---- Dataset content

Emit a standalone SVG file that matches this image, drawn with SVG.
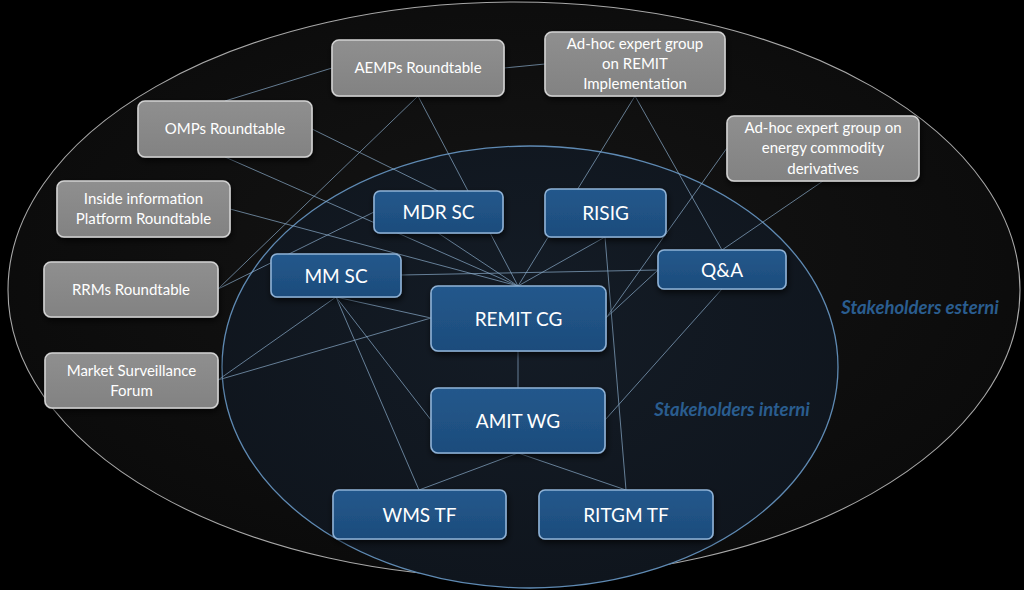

--------
---- Dataset content

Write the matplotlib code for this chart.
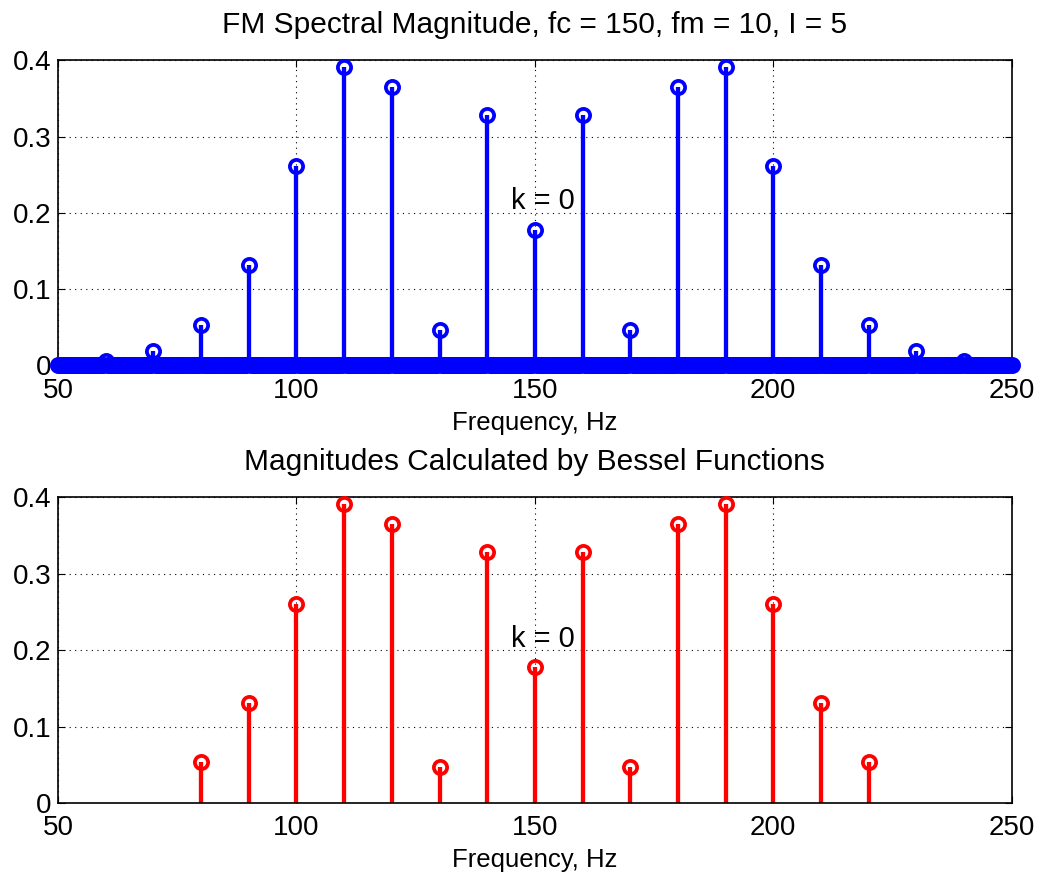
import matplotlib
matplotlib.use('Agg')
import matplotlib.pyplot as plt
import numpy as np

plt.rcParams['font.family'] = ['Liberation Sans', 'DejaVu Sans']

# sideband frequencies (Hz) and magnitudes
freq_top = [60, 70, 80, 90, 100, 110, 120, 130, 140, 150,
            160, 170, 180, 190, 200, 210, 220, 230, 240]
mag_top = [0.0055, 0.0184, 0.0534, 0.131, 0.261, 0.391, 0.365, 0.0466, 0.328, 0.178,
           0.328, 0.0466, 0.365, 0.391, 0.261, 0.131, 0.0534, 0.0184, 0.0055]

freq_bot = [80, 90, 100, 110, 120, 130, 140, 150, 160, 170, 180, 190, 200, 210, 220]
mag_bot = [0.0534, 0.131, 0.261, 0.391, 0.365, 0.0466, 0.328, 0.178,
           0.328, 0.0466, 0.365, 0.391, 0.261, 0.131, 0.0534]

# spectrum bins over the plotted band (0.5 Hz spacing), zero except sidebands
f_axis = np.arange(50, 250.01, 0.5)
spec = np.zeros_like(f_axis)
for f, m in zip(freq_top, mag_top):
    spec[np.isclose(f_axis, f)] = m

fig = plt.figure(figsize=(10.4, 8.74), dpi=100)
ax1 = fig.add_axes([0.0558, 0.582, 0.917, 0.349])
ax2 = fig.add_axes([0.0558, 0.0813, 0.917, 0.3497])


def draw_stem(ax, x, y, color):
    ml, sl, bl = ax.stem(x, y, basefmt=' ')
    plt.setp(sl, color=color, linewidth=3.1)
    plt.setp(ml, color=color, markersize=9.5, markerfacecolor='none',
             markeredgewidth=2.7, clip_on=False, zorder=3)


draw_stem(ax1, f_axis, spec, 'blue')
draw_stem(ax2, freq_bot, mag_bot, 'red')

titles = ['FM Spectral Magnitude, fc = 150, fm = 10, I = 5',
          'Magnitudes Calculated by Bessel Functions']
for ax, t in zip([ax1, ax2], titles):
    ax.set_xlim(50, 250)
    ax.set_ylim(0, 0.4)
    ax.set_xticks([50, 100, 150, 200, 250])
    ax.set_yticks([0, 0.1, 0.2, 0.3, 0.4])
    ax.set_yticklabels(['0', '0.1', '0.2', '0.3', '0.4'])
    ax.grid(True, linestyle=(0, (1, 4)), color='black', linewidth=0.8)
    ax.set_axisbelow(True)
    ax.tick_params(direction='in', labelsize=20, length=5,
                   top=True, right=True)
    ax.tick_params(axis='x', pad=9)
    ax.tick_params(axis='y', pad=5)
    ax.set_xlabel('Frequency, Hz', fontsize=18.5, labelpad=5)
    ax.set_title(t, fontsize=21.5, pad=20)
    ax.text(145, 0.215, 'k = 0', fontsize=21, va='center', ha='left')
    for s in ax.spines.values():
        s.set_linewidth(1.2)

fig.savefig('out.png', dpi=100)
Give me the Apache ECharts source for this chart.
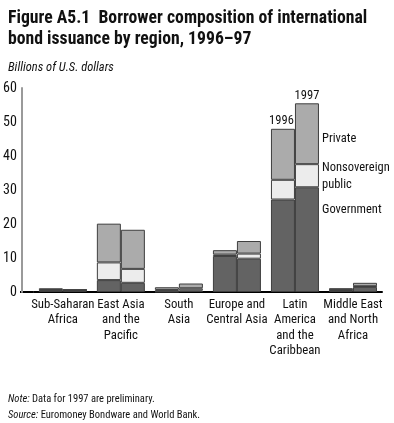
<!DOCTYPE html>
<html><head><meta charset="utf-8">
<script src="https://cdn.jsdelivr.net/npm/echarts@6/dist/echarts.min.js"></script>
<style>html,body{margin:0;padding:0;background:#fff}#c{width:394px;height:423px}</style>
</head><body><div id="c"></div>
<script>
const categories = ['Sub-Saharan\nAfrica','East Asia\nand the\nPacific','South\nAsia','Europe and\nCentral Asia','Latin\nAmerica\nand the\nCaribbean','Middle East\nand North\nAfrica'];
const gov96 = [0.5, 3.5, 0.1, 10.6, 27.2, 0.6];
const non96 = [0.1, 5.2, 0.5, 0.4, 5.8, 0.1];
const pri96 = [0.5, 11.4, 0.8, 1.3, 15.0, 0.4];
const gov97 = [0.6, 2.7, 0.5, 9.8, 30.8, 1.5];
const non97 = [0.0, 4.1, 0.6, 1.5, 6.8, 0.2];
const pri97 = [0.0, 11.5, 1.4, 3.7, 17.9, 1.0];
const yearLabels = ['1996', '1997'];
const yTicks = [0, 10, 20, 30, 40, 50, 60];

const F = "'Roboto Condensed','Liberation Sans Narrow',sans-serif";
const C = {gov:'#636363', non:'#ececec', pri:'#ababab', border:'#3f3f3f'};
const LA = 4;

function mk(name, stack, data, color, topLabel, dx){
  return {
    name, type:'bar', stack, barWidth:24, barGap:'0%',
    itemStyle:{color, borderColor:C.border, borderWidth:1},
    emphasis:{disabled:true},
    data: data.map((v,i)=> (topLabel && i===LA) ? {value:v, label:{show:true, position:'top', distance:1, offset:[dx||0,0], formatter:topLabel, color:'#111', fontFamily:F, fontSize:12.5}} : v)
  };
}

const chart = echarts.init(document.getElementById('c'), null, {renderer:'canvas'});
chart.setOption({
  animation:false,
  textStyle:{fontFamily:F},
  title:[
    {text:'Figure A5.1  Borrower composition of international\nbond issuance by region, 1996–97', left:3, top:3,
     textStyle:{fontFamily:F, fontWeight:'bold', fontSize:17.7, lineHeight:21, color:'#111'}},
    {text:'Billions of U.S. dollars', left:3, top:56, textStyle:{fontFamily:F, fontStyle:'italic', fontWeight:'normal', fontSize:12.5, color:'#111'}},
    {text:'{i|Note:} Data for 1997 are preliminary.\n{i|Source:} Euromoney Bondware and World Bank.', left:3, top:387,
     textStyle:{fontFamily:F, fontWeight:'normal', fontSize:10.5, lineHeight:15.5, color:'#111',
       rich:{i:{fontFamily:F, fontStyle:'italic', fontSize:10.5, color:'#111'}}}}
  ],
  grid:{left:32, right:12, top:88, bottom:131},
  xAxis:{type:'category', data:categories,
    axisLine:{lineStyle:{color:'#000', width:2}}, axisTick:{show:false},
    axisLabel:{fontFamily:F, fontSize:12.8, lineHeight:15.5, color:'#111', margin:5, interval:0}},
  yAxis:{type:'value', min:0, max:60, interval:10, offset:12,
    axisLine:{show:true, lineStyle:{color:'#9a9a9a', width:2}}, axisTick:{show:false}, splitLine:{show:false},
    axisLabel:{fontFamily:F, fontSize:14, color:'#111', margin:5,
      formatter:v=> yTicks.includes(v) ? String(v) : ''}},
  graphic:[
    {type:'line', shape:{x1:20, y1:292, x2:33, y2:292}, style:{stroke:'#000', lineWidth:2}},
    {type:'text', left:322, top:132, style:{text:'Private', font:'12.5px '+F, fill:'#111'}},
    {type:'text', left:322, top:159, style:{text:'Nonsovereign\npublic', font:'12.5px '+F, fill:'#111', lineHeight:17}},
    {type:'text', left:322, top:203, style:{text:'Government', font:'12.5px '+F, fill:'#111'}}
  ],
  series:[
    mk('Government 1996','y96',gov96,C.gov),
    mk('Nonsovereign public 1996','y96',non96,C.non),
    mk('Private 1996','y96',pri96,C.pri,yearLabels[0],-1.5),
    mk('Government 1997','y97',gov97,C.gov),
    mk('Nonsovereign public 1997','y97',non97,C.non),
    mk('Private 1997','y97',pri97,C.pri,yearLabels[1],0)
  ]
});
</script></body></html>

--------
---- Dataset content

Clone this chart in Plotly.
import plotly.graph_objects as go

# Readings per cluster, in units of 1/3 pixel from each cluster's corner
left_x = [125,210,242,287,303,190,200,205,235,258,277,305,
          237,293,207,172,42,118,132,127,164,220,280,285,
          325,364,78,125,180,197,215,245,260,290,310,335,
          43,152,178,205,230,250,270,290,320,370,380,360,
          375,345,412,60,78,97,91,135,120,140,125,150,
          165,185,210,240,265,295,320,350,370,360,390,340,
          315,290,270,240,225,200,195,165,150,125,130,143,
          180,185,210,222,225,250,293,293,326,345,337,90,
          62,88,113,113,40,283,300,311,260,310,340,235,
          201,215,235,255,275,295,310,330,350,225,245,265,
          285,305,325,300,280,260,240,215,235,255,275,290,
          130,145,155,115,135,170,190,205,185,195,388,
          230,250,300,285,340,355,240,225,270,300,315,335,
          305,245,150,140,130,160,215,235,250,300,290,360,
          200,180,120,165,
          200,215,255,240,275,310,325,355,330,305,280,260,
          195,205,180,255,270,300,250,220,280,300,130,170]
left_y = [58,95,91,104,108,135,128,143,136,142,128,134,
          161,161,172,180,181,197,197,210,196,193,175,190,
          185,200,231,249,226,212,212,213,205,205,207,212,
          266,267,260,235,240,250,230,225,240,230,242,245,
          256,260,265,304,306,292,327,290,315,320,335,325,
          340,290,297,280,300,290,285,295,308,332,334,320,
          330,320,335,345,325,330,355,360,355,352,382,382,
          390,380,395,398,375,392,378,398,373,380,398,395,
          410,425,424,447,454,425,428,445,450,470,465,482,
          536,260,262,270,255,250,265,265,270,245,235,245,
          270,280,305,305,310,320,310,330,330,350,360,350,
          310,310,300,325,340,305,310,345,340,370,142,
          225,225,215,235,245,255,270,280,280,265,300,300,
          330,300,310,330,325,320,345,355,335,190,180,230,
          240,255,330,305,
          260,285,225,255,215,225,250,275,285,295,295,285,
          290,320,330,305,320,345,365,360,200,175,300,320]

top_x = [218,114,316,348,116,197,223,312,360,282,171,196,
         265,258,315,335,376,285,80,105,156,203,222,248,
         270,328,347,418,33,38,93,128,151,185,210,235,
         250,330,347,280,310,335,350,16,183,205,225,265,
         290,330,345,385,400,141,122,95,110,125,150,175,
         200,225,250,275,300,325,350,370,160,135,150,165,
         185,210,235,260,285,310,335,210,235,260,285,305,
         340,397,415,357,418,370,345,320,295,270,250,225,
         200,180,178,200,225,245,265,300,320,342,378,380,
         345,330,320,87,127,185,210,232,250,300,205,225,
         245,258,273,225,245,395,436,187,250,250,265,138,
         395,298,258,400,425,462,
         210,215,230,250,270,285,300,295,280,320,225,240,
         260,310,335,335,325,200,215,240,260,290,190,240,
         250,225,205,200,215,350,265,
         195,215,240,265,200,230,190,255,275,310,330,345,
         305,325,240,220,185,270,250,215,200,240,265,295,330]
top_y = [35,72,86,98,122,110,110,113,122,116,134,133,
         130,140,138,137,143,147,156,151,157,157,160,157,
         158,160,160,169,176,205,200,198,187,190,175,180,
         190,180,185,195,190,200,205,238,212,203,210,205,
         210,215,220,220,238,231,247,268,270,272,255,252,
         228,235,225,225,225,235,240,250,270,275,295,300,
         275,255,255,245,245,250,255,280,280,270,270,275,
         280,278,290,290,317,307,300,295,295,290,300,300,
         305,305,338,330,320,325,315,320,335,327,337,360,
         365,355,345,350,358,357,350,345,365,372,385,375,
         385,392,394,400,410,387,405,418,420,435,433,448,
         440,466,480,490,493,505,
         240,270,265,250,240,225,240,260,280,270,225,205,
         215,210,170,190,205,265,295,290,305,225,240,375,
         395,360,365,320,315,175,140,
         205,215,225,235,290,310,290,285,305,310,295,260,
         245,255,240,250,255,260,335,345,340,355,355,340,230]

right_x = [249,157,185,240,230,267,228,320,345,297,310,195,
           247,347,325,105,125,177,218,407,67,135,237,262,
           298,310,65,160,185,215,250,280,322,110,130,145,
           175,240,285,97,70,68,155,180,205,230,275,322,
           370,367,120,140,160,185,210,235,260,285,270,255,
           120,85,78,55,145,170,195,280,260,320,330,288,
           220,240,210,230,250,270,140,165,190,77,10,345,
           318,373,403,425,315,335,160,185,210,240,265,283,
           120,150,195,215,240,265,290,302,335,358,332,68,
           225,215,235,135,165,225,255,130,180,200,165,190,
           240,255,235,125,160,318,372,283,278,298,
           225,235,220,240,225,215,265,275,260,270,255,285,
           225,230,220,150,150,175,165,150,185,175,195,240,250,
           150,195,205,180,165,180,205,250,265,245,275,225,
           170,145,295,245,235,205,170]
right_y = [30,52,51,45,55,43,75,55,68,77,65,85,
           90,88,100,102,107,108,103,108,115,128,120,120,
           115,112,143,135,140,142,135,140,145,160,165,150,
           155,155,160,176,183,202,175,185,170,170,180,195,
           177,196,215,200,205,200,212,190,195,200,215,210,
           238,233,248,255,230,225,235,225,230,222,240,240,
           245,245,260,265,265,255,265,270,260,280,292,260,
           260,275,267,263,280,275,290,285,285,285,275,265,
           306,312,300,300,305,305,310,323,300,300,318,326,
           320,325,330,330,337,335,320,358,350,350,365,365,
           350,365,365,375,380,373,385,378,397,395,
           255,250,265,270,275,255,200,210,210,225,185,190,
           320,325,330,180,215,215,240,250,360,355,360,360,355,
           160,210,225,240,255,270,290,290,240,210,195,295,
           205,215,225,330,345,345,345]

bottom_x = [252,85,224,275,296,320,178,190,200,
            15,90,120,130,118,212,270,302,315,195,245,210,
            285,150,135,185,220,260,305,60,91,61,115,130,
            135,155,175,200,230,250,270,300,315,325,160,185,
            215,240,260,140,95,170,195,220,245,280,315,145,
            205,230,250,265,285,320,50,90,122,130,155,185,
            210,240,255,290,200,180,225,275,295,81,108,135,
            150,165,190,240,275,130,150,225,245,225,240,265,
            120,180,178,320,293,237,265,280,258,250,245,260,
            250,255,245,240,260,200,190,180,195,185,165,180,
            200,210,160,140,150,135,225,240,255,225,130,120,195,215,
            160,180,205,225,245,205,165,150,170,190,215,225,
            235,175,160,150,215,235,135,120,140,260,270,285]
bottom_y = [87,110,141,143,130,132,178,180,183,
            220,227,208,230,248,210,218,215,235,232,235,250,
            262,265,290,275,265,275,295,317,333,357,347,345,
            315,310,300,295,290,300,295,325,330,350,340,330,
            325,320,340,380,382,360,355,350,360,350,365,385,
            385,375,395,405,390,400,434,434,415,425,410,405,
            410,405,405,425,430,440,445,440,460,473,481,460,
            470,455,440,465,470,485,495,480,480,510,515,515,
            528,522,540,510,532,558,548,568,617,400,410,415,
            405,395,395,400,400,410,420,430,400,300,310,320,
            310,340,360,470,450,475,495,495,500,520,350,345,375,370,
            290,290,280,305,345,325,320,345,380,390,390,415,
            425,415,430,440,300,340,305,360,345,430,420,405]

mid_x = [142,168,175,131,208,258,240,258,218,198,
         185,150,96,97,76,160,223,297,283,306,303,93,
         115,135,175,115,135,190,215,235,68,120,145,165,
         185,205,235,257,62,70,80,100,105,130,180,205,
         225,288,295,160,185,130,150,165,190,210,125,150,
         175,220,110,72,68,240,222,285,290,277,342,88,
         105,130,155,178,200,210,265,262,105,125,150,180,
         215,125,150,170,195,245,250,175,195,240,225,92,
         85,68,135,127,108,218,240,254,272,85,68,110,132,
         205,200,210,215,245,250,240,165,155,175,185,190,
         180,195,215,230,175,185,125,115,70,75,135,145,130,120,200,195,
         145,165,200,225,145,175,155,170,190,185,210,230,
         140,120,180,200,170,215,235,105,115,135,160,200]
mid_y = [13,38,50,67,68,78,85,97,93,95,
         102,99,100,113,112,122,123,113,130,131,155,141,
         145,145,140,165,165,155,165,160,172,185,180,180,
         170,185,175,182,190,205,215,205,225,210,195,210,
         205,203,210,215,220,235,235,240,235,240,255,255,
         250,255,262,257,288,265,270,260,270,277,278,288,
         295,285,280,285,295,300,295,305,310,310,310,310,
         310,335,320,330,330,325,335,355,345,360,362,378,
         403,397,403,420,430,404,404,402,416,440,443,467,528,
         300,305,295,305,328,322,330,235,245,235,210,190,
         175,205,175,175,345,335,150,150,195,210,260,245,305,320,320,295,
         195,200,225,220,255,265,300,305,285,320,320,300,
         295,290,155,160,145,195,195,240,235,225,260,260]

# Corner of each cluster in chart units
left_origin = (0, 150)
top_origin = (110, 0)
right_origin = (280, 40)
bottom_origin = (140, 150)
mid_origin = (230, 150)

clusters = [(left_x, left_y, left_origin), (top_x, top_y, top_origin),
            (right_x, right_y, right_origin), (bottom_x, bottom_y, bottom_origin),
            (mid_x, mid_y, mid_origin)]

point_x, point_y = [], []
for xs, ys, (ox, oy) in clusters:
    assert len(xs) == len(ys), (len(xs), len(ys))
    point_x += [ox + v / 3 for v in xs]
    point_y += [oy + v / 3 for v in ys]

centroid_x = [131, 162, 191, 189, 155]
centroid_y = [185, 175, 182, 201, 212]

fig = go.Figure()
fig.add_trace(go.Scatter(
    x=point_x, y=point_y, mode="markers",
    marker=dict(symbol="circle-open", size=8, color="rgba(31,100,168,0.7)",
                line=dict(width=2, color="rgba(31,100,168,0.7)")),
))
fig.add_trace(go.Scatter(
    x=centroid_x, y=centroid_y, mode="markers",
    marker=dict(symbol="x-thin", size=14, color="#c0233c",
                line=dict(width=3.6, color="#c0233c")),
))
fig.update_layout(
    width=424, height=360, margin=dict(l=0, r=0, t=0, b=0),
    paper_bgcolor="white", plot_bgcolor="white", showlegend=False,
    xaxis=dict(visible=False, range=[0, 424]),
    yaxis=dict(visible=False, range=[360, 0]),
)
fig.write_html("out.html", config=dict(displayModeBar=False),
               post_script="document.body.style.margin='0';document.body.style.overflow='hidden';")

--------

Copy the part that starts at the line with "Write the matplotlib code for this chart." and finishes at the line with "markeredgewidth=2.7, clip_on=False, zorder=3)", both included, and nothing more. Pictures are left out.

Write the matplotlib code for this chart.
import matplotlib
matplotlib.use('Agg')
import matplotlib.pyplot as plt
import numpy as np

plt.rcParams['font.family'] = ['Liberation Sans', 'DejaVu Sans']

# sideband frequencies (Hz) and magnitudes
freq_top = [60, 70, 80, 90, 100, 110, 120, 130, 140, 150,
            160, 170, 180, 190, 200, 210, 220, 230, 240]
mag_top = [0.0055, 0.0184, 0.0534, 0.131, 0.261, 0.391, 0.365, 0.0466, 0.328, 0.178,
           0.328, 0.0466, 0.365, 0.391, 0.261, 0.131, 0.0534, 0.0184, 0.0055]

freq_bot = [80, 90, 100, 110, 120, 130, 140, 150, 160, 170, 180, 190, 200, 210, 220]
mag_bot = [0.0534, 0.131, 0.261, 0.391, 0.365, 0.0466, 0.328, 0.178,
           0.328, 0.0466, 0.365, 0.391, 0.261, 0.131, 0.0534]

# spectrum bins over the plotted band (0.5 Hz spacing), zero except sidebands
f_axis = np.arange(50, 250.01, 0.5)
spec = np.zeros_like(f_axis)
for f, m in zip(freq_top, mag_top):
    spec[np.isclose(f_axis, f)] = m

fig = plt.figure(figsize=(10.4, 8.74), dpi=100)
ax1 = fig.add_axes([0.0558, 0.582, 0.917, 0.349])
ax2 = fig.add_axes([0.0558, 0.0813, 0.917, 0.3497])


def draw_stem(ax, x, y, color):
    ml, sl, bl = ax.stem(x, y, basefmt=' ')
    plt.setp(sl, color=color, linewidth=3.1)
    plt.setp(ml, color=color, markersize=9.5, markerfacecolor='none',
             markeredgewidth=2.7, clip_on=False, zorder=3)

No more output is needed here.